With the controversy over remuneration of the banks’ executives continuing, it is reassuring to learn that the Co-op has been a critic of the worst practices. Other insurers and institutional investors have failed to properly engage with the management of the PLCs in which they invest.
These investor failings were addressed in the Walker review of corporate governance in UK banks. Sir David Walker concluded that institutional investors need to become more engaged in the PLCs in which they invest. Being ‘sleeping shareholders’ is not good for the company, nor for the institutions’ own clients.
By contrast, Co-operative Asset Management increased its negative voting participation substantially this year, reflecting the widespread pupblic unhappiness about corporate pay. In 30% of its shareholdings, it voted against companies’ remuneration policies – a jump from 19% in 2008. The Co-operative did not support the remuneration policies of most companies it invested in – voting in favour of 43%, compared to 51% the previous year.

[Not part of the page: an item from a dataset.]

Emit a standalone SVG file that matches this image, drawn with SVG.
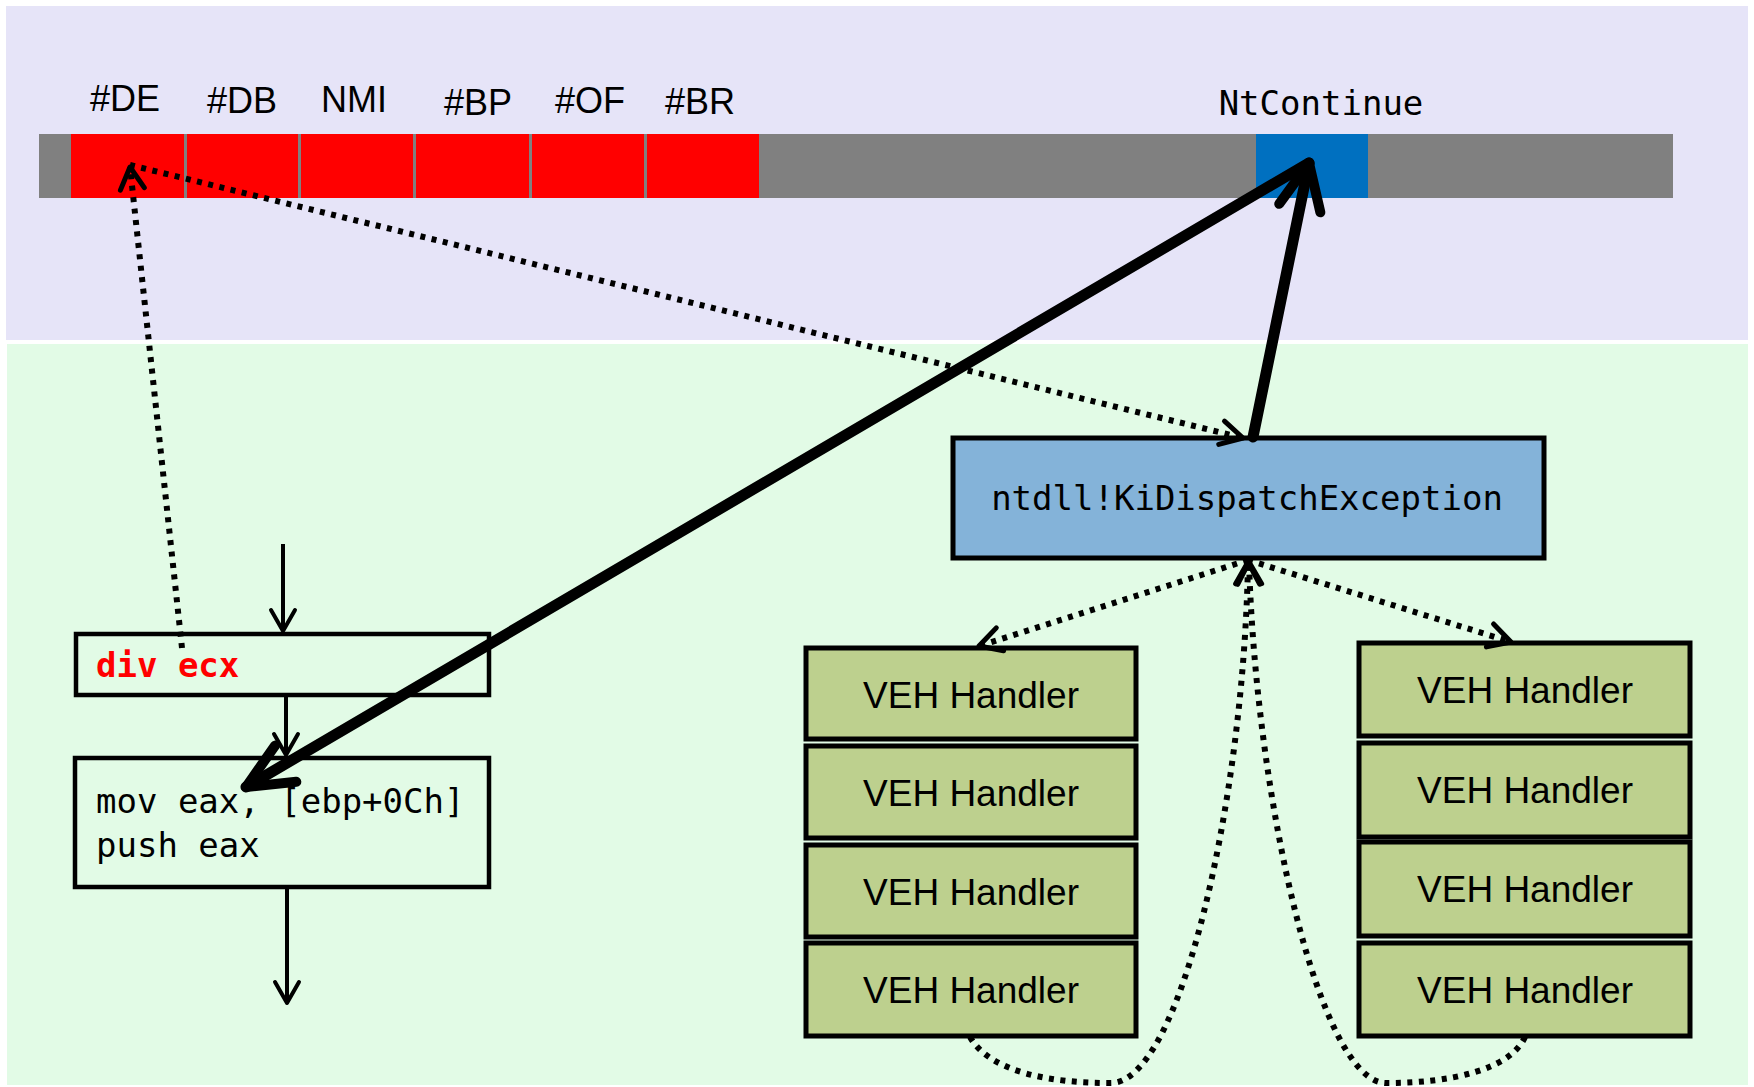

Co-operative had previously voted against Northern Rock remuneration reports; has refused to support RBS executive remuneration continuously since 2002; and was one of a few institutional investors to vote against the ruinous RBS/ABN-AMRO deal.
Yet Co-operative Asset Management reports that pay policies are not improving. It surveyed 30 companies in the banking and financial services sector of the FTSE 350 and compared those with 30 companies from other sectors (chosen randomly). It found 11 of the 30 finance companies had what it called ‘shareholder unfriendly’ remuneration practices – in which the effect of the policies is to divert wealth and value away from shareholders to the directors. Fewer, eight, of the non-finance companies had ‘shareholder unfriendly’ remuneration practices.
The survey also found that discretionary payments and undesirable employment contract provisions, such as guaranteed bonuses and golden hellos, are more prevalent in the finance sector. Worse still, finance and other companies are introducing ‘ad hoc’ rewards to get round the pressure to end traditional bonus schemes.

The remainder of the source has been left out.